Now he must face off with Republican Marco Rubio and independent Gov. Charlie Crist in the general election. But according to conventional wisdom, he’s got his work cut out for him. According to Bositis, Greene’s candidacy hurt Meek by forcing the black lawmaker to devote valuable time and limited resources to a primary fight.

“When you have a primary and your opponents don’t, it’s to their advantage because they have much more money in the bag and can start preparing for the general election,” Bositis said. “Meek had to waste time getting the Democratic nod, so he wasn’t preparing for the general election.”

Most experts are saying that this will be a difficult year for Democrats who may be punished by voters who’ve lost confidence in their ability to repair the economy. In addition, Florida’s conservatives are solidly behind Rubio and the moderate Crist could easily draw a good amount of liberal support. To be truly competitive, Meek will have to make a compelling case to his party, donors and the media that he can win.             “That’s going to be his main problem,” Bositis said. “He’s got to somehow show that he can win and I’m not sure what [his argument] would be.”

San Francisco State University political scientist Robert Smith predicts a big loss for Meek this fall.

“The state is more Republican and conservative than places where blacks usually win.
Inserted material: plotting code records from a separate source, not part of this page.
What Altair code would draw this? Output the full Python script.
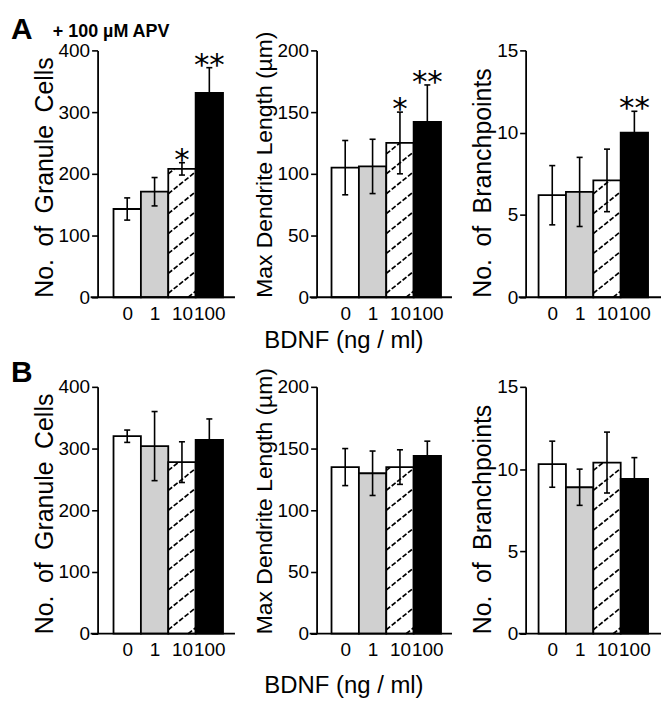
import altair as alt
import pandas as pd

# ---------------- data ----------------
doses = ["0", "1", "10", "100"]

a_cells = [143, 171, 208, 331]
a_cells_err = [18, 23, 10, 41]
a_cells_sig = ["", "", "*", "**"]

a_len = [105, 106, 125, 142]
a_len_err = [22, 22, 25, 30]
a_len_sig = ["", "", "*", "**"]

a_bp = [6.2, 6.4, 7.1, 10.0]
a_bp_err = [1.8, 2.1, 1.9, 1.3]
a_bp_sig = ["", "", "", "**"]

b_cells = [320, 304, 278, 314]
b_cells_err = [10, 56, 33, 34]

b_len = [135, 130, 135, 144]
b_len_err = [15, 18, 14, 12]

b_bp = [10.3, 8.9, 10.4, 9.4]
b_bp_err = [1.4, 1.1, 1.85, 1.3]

no_sig = ["", "", "", ""]

y_titles = ["No.\u2002of\u2002Granule\u2002Cells",
            "Max Dendrite Length (\u00b5m)",
            "No.\u2002of\u2002Branchpoints"]
x_title = "BDNF (ng / ml)"
row_letters = ["A", "B"]
condition_note = "+ 100 \u00b5M APV"

# ---------------- style ----------------
patterns = ["open", "dots", "hatch", "solid"]
pattern_fill = {"open": "white", "dots": "#d0d0d0", "hatch": "white", "solid": "black"}
FONT = "Liberation Sans"
BAR_PX = 27.5
H = 248
HATCH_GAP = 20
HATCH_SLOPE = 0.8

# column geometry: width, y-axis offset, pad before first bar, y-title size
cols = [dict(width=138, off=0, pad=16, tsize=25),
        dict(width=144, off=-8, pad=23, tsize=23),
        dict(width=136, off=0, pad=13, tsize=25)]


def hatch_segments(vals, ymax):
    ppu = H / ymax
    rows = []
    for k, p in enumerate(patterns):
        if p != "hatch":
            continue
        hpx = vals[k] * ppu
        t = -HATCH_SLOPE * BAR_PX + 6
        while t < hpx:
            xa = max(0.0, -t / HATCH_SLOPE)
            xb = min(BAR_PX, (hpx - t) / HATCH_SLOPE)
            if xb - xa > 1:
                rows.append({
                    "hx1": k - 0.5 + xa / BAR_PX, "hy1": (t + HATCH_SLOPE * xa) / ppu,
                    "hx2": k - 0.5 + xb / BAR_PX, "hy2": (t + HATCH_SLOPE * xb) / ppu,
                })
            t += HATCH_GAP
    return pd.DataFrame(rows)


def panel(vals, errs, sig, ymax, ystep, ytitle, col, xtitle_y=None,
          letter=None, letter_y=-35, note=None, anchor=False):
    g = cols[col]
    width, off, pad = g["width"], g["off"], g["pad"]
    n = len(doses)
    x_lo = -0.5 - pad / BAR_PX
    x_hi = x_lo + width / BAR_PX
    xs = alt.Scale(domain=[x_lo, x_hi], nice=False, zero=False)
    ys = alt.Scale(domain=[0, ymax], nice=False)

    df = pd.DataFrame({"i": list(range(n)), "dose": doses, "v": vals, "e": errs,
                       "sig": sig, "fill": [pattern_fill[p] for p in patterns]})

    label_expr = "[" + ",".join("'%s'" % d for d in doses) + "][datum.value]"
    xkw = dict(values=list(range(n)), labelExpr=label_expr, ticks=False, domain=False,
               grid=False, labelFontSize=19, labelPadding=7, labelOverlap=False,
               labelFlush=False, labelColor="black", labelFont=FONT)
    if xtitle_y is not None:
        xkw.update(title=x_title, titleFontSize=24, titleFontWeight="normal", titleFont=FONT,
                   titleColor="black", titleX=35, titleY=xtitle_y, titleAlign="center",
                   titleBaseline="alphabetic")
    else:
        xkw.update(title="")
    xaxis = alt.Axis(**xkw)
    yaxis = alt.Axis(values=list(range(0, ymax + 1, ystep)), title=ytitle, offset=off,
                     tickSize=6, tickWidth=1.6, tickColor="black", domainColor="black",
                     domainWidth=1.8, labelFontSize=19, labelColor="black", labelPadding=2,
                     labelFont=FONT, titleFontSize=g["tsize"], titleFontWeight="normal",
                     titleColor="black", titleFont=FONT, titlePadding=1,
                     titleAnchor="start", grid=False)

    base = alt.Chart(df).transform_calculate(
        x0="datum.i - 0.5", x1="datum.i + 0.5",
        hi="datum.v + datum.e", lo="datum.v - datum.e",
        cl="datum.i - 0.11", cr="datum.i + 0.11")

    bars = base.mark_rect(stroke="black", strokeWidth=1.8).encode(
        x=alt.X("x0:Q", scale=xs, axis=xaxis), x2="x1:Q",
        y=alt.Y("v:Q", scale=ys, axis=yaxis), y2=alt.datum(0),
        fill=alt.Fill("fill:N", scale=None))

    hd = hatch_segments(vals, ymax)
    hatch = alt.Chart(hd).mark_rule(color="black", strokeWidth=1.7, strokeDash=[5, 2]).encode(
        x=alt.X("hx1:Q", scale=xs), y=alt.Y("hy1:Q", scale=ys),
        x2="hx2:Q", y2="hy2:Q")

    err = base.mark_rule(color="black", strokeWidth=1.6).encode(
        x=alt.X("i:Q", scale=xs), y=alt.Y("lo:Q", scale=ys), y2="hi:Q")
    cap_hi = base.mark_rule(color="black", strokeWidth=1.6).encode(
        x=alt.X("cl:Q", scale=xs), x2="cr:Q", y=alt.Y("hi:Q", scale=ys))
    cap_lo = base.mark_rule(color="black", strokeWidth=1.6).encode(
        x=alt.X("cl:Q", scale=xs), x2="cr:Q", y=alt.Y("lo:Q", scale=ys))

    stars = base.mark_text(font="DejaVu Sans", fontSize=31, dy=7,
                           baseline="alphabetic", align="center", color="black").encode(
        x=alt.X("i:Q", scale=xs), y=alt.Y("hi:Q", scale=ys), text="sig:N")

    one = pd.DataFrame({"k": [0]})
    xline = alt.Chart(one).mark_rule(color="black", strokeWidth=1.8).encode(
        x=alt.value(-off - 7), x2=alt.value(width), y=alt.value(H))

    layers = [bars, hatch, err, cap_hi, cap_lo, stars, xline]
    if anchor:
        # white corner marker pinning the page origin (top-left of the figure)
        layers.append(alt.Chart(one).mark_rule(color="white", strokeWidth=1).encode(
            x=alt.value(-89), x2=alt.value(-88), y=alt.value(-40)))
    if letter:
        layers.append(alt.Chart(pd.DataFrame({"t": [letter]})).mark_text(
            font=FONT, fontSize=30, fontWeight="bold", align="left", baseline="top",
            color="black").encode(x=alt.value(-87), y=alt.value(letter_y), text="t:N"))
    if note:
        layers.append(alt.Chart(pd.DataFrame({"t": [note]})).mark_text(
            font=FONT, fontSize=18, fontWeight="bold", align="left", baseline="alphabetic",
            color="black").encode(x=alt.value(-45), y=alt.value(-13), text="t:N"))
    return alt.layer(*layers).properties(width=width, height=H)


a1 = panel(a_cells, a_cells_err, a_cells_sig, 400, 100, y_titles[0], 0,
           letter=row_letters[0], letter_y=-35, note=condition_note, anchor=True)
a2 = panel(a_len, a_len_err, a_len_sig, 200, 50, y_titles[1], 1, xtitle_y=50)
a3 = panel(a_bp, a_bp_err, a_bp_sig, 15, 5, y_titles[2], 2)
b1 = panel(b_cells, b_cells_err, no_sig, 400, 100, y_titles[0], 0,
           letter=row_letters[1], letter_y=-29)
b2 = panel(b_len, b_len_err, no_sig, 200, 50, y_titles[1], 1, xtitle_y=59)
b3 = panel(b_bp, b_bp_err, no_sig, 15, 5, y_titles[2], 2)

chart = alt.concat(a1, a2, a3, b1, b2, b3, columns=3,
                   spacing={"row": 90, "column": 74}, bounds="flush").properties(
    padding={"left": 0, "top": 0, "right": 0, "bottom": 0},
    background="white"
).configure_view(stroke=None)

chart.save("out.html", embed_options={"renderer": "svg", "actions": False})
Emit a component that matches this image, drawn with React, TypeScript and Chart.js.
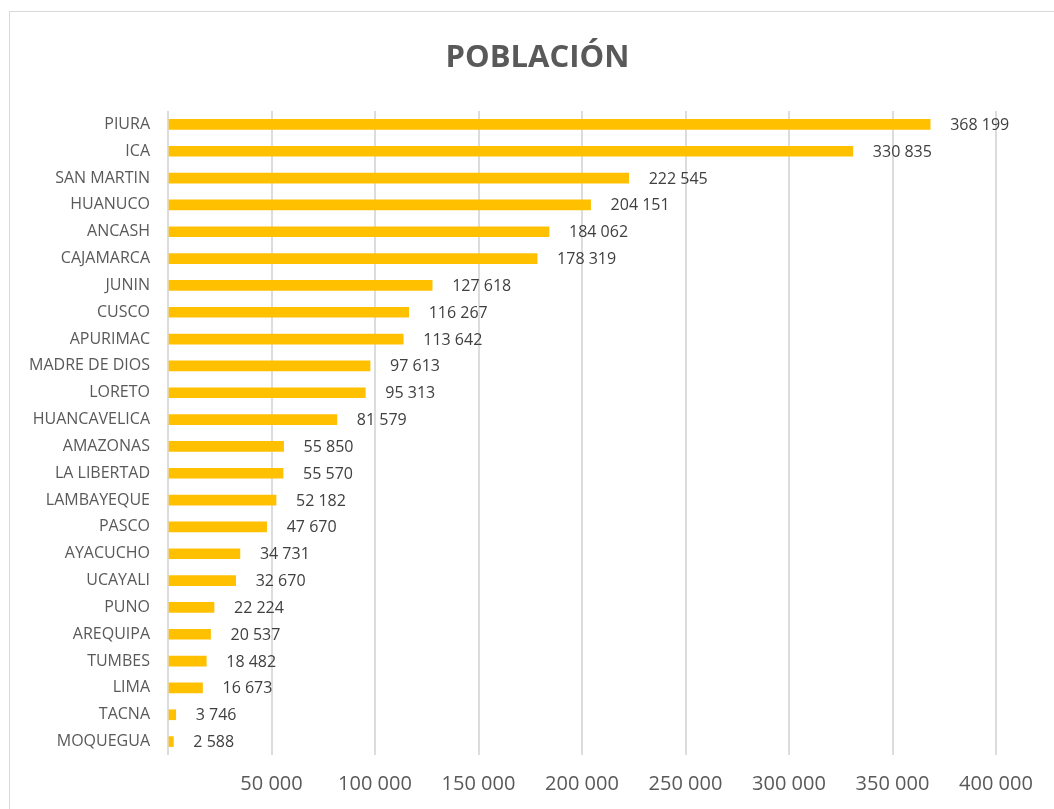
import React, { useEffect, useRef } from "react";
import { Chart, registerables } from "chart.js";

Chart.register(...registerables);

const categories = [
  "PIURA", "ICA", "SAN MARTIN", "HUANUCO", "ANCASH", "CAJAMARCA", "JUNIN", "CUSCO",
  "APURIMAC", "MADRE DE DIOS", "LORETO", "HUANCAVELICA", "AMAZONAS", "LA LIBERTAD",
  "LAMBAYEQUE", "PASCO", "AYACUCHO", "UCAYALI", "PUNO", "AREQUIPA", "TUMBES", "LIMA",
  "TACNA", "MOQUEGUA",
];

const poblacion = [
  368199, 330835, 222545, 204151, 184062, 178319, 127618, 116267,
  113642, 97613, 95313, 81579, 55850, 55570,
  52182, 47670, 34731, 32670, 22224, 20537, 18482, 16673,
  3746, 2588,
];

const axisMin = 0;
const axisMax = 400000;
const axisStep = 50000;

const titleText = "POBLACIÓN";

function fmt(v: number): string {
  return String(Math.round(v)).replace(/\B(?=(\d{3})+(?!\d))/g, " ");
}

const FONT = "'Open Sans', sans-serif";

const dataLabelPlugin = {
  id: "dataLabels",
  afterDatasetsDraw(chart: any) {
    const ctx = chart.ctx;
    const meta = chart.getDatasetMeta(0);
    ctx.save();
    ctx.font = `16px ${FONT}`;
    ctx.fillStyle = "#404040";
    ctx.textBaseline = "middle";
    ctx.textAlign = "left";
    meta.data.forEach((bar: any, i: number) => {
      const v = chart.data.datasets[0].data[i] as number;
      ctx.fillText(fmt(v), bar.x + 20, bar.y + 1);
    });
    ctx.restore();
  },
};

const titlePlugin = {
  id: "centeredTitle",
  afterDraw(chart: any) {
    const ctx = chart.ctx;
    ctx.save();
    ctx.font = `bold 31px ${FONT}`;
    ctx.fillStyle = "#595959";
    ctx.textAlign = "center";
    ctx.textBaseline = "alphabetic";
    ctx.fillText(titleText, 537.5, 67);
    ctx.restore();
  },
};

export default function App() {
  const canvasRef = useRef<HTMLCanvasElement | null>(null);

  useEffect(() => {
    if (!canvasRef.current) return;
    Chart.defaults.font.family = FONT;
    const chart = new Chart(canvasRef.current, {
      type: "bar",
      data: {
        labels: categories,
        datasets: [
          {
            data: poblacion,
            backgroundColor: "#FFC000",
            barThickness: 10,
          },
        ],
      },
      options: {
        indexAxis: "y",
        responsive: false,
        animation: false,
        layout: { padding: { left: 0, right: 58, top: 111, bottom: 0 } },
        plugins: {
          legend: { display: false },
          tooltip: { enabled: false },
          title: { display: false },
        },
        scales: {
          x: {
            min: axisMin,
            max: axisMax,
            ticks: {
              stepSize: axisStep,
              callback: (v: any) => (Number(v) === 0 ? "" : fmt(Number(v))),
              color: "#595959",
              font: { family: FONT, size: 20 },
              padding: 17,
              maxRotation: 0,
              autoSkip: false,
            },
            grid: { color: "#dcdcdc", lineWidth: 2, drawTicks: false },
            border: { display: false },
            afterFit: (s: any) => {
              s.height = 54;
            },
          },
          y: {
            ticks: {
              color: "#595959",
              font: { family: FONT, size: 16 },
              padding: 18,
              autoSkip: false,
            },
            grid: { display: false, drawTicks: false },
            border: { display: false },
            afterFit: (s: any) => {
              s.width = 168;
            },
          },
        },
      } as any,
      plugins: [dataLabelPlugin, titlePlugin],
    });
    if ((document as any).fonts && (document as any).fonts.ready) {
      (document as any).fonts.ready.then(() => chart.update());
    }
    return () => chart.destroy();
  }, []);

  return (
    <div
      style={{
        position: "fixed",
        left: 0,
        top: 0,
        width: "100vw",
        height: "100vh",
        overflow: "hidden",
        background: "#ffffff",
      }}
    >
      <div
        style={{
          position: "absolute",
          left: 9,
          top: 11,
          width: 1200,
          height: 1000,
          border: "1px solid #d9d9d9",
        }}
      />
      <canvas
        ref={canvasRef}
        width={1054}
        height={809}
        style={{ position: "absolute", left: 0, top: 0, display: "block" }}
      />
    </div>
  );
}
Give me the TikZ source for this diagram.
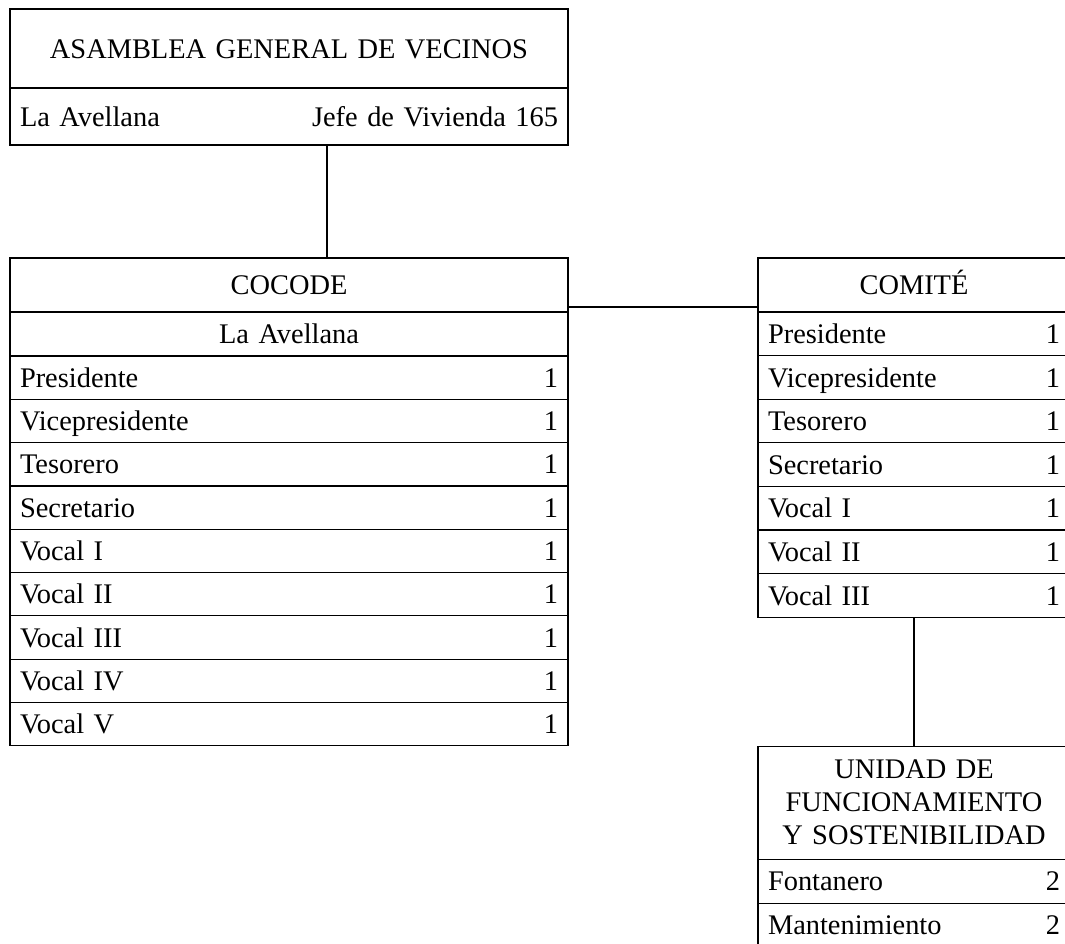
\documentclass[tikz,border=0pt]{standalone}
\usepackage{fontspec}
\setmainfont[WordSpace=0.85]{Liberation Serif}
\usetikzlibrary{positioning}
\setlength{\parindent}{0pt}
\def\fillgap{\hskip 0pt plus 1filll}

\tikzset{
	box/.style={draw, rectangle, inner sep=0pt, inner xsep=5pt, outer sep=0pt, font=\fontsize{14.2}{16.5}\selectfont},
	wide/.style={box, text width=269pt},
	slim/.style={box, text width=146pt},
	line/.style={text height=12.6pt, text depth=3pt},
	wrow/.style={wide, line, minimum height=21.65pt},
	srow/.style={slim, line, minimum height=21.8pt},
}

\begin{document}
\begin{tikzpicture}[line width=0.6pt]
\clip (0,0) rectangle (532.5pt,-471.5pt);
\node[wide, line, align=center, minimum height=39.5pt, anchor=north west]	(asamblea)	at (5pt,-4.5pt)				{ASAMBLEA GENERAL DE VECINOS};
\node[wide, line, minimum height=28.5pt]				(asambleaB)	[below=0pt of asamblea]		{La Avellana\fillgap Jefe de Vivienda 165};
\node[wide, line, align=center, minimum height=27pt]			(cocode)	[below=56.5pt of asambleaB]	{COCODE};
\node[wide, line, align=center, minimum height=22pt]			(cocodeB)	[below=0pt of cocode]		{La Avellana};
\node[wrow]								(c_pres)	[below=0pt of cocodeB]		{Presidente\fillgap 1};
\node[wrow]								(c_vice)	[below=0pt of c_pres]		{Vicepresidente\fillgap 1};
\node[wrow]								(c_tes)		[below=0pt of c_vice]		{Tesorero\fillgap 1};
\node[wrow]								(c_sec)		[below=0pt of c_tes]		{Secretario\fillgap 1};
\node[wrow]								(c_v1)		[below=0pt of c_sec]		{Vocal I\fillgap 1};
\node[wrow]								(c_v2)		[below=0pt of c_v1]		{Vocal II\fillgap 1};
\node[wrow]								(c_v3)		[below=0pt of c_v2]		{Vocal III\fillgap 1};
\node[wrow]								(c_v4)		[below=0pt of c_v3]		{Vocal IV\fillgap 1};
\node[wrow]								(c_v5)		[below=0pt of c_v4]		{Vocal V\fillgap 1};

\node[slim, line, align=center, minimum height=27pt]			(comite)	[right=95pt of cocode]		{COMITÉ};
\node[srow]								(m_pres)	[below=0pt of comite]		{Presidente\fillgap 1};
\node[srow]								(m_vice)	[below=0pt of m_pres]		{Vicepresidente\fillgap 1};
\node[srow]								(m_tes)		[below=0pt of m_vice]		{Tesorero\fillgap 1};
\node[srow]								(m_sec)		[below=0pt of m_tes]		{Secretario\fillgap 1};
\node[srow]								(m_v1)		[below=0pt of m_sec]		{Vocal I\fillgap 1};
\node[srow]								(m_v2)		[below=0pt of m_v1]		{Vocal II\fillgap 1};
\node[srow]								(m_v3)		[below=0pt of m_v2]		{Vocal III\fillgap 1};

\node[slim, align=center, minimum height=56.5pt]			(unidad)	[below=64.5pt of m_v3]		{UNIDAD DE\\FUNCIONAMIENTO\\Y SOSTENIBILIDAD};
\node[slim, line, minimum height=22pt]					(u_fon)		[below=0pt of unidad]		{Fontanero\fillgap 2};
\node[slim, line, minimum height=22pt]					(u_man)		[below=0pt of u_fon]		{Mantenimiento\fillgap 2};

\draw	([xshift=19pt]asambleaB.south)	--	([xshift=19pt]cocode.north);
\draw	([yshift=-11pt]cocode.east)	--	([yshift=-11pt]comite.west);
\draw	(m_v3.south)			--	(unidad.north);
\end{tikzpicture}
\end{document}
It went for Obama last time, but that was largely Obama’s doing, and in this political climate, it’s likely to go Republican,” Smith said. “Even if Meek wages a well-financed campaign, he’s a bit too liberal for Florida.”

More important, Smith thinks that Meek’s primary win could actually hurt black voters, most of whom will would certainly vote for him.

“If Meek were out, the black vote would likely go overwhelmingly to Crist and he’d be in a better position to win,” said Smith. “Crist would be much more sensitive in the Senate than Rubio, who would be a powerful negative voice against black concerns.”